Dealing with difficult people is a part of life. The good news that these difficult people don’t have to control you or your emotions.
When you feel offended by someone’s words or deeds, consider viewing the situation in multiple ways. For example, I may be tempted to think that a co-worker is ignoring my messages, or I can consider the possibility that he has been very busy, has family problems, has heard bad news about his health, or simply that he may have a hearing loss. When we avoid personalizing other people’s behaviors, we can perceive their expressions more objectively.

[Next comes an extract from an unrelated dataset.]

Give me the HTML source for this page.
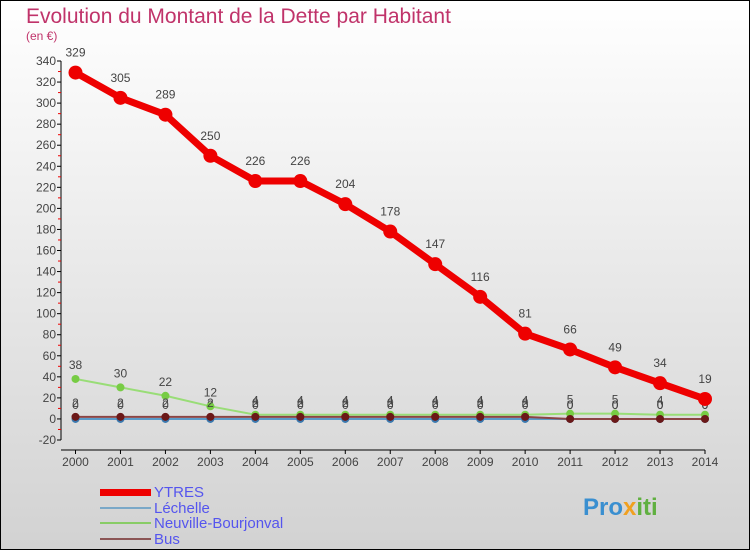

Remember, people do what they do because of their situation, more often than because of us—or what we do. Resist assuming the worst, which prompts negative thinking and feelings. Remember the adage: Assumptions are the cause of many screwups. By widening our perspective on a situation, we can reduce the possibility of misunderstandings.
Should You Confront Difficult People?
Not all difficult people we face require direct confrontation. Here are two common scenarios and some simple advice for how to deal with them non-confrontationally.
- The first is when someone has temporary, situational power over you. For example, if you’re on the phone with an unfriendly customer service representative, as soon as you hang up and call another agent, this representative will no longer have power over you.
- Another situation in which you might want to think twice about confrontation is when you derive a certain benefit by putting up with a certain amount of difficult behavior. For example, you might try to have patience with an annoying co-worker because the person is really good at providing analyses for your team. It’s helpful to remember that most difficult people have positive qualities, especially if you know how to elicit them.
Strategies for Dealing with Difficult People
If certain people constantly tick you off, calmly let them know that their manner of behavior or communication is a problem for you. Avoid accusatory language and instead try the “When you . . . I feel . . .” approach. For example, “When you cut me off in meetings, I feel you don’t value my contributions.” Then take a moment and wait for a response. You may find that the other person didn’t realize you weren’t finished speaking, or your colleague was so excited about your idea that she enthusiastically jumped into the conversation.
Another approach is to interrupt the pattern by asking a question completely off-topic. Remember the strategy: The person who asks the question controls the conversation. This technique will allow you to approach the situation proactively, rather than defensively or reactively.
Finally, the best approach for dealing with difficult people is to surround yourself with people who are supportive. Then, when you do find yourself interacting with a difficult person, others will often come to your defense, prompting the difficult person to become more cooperative.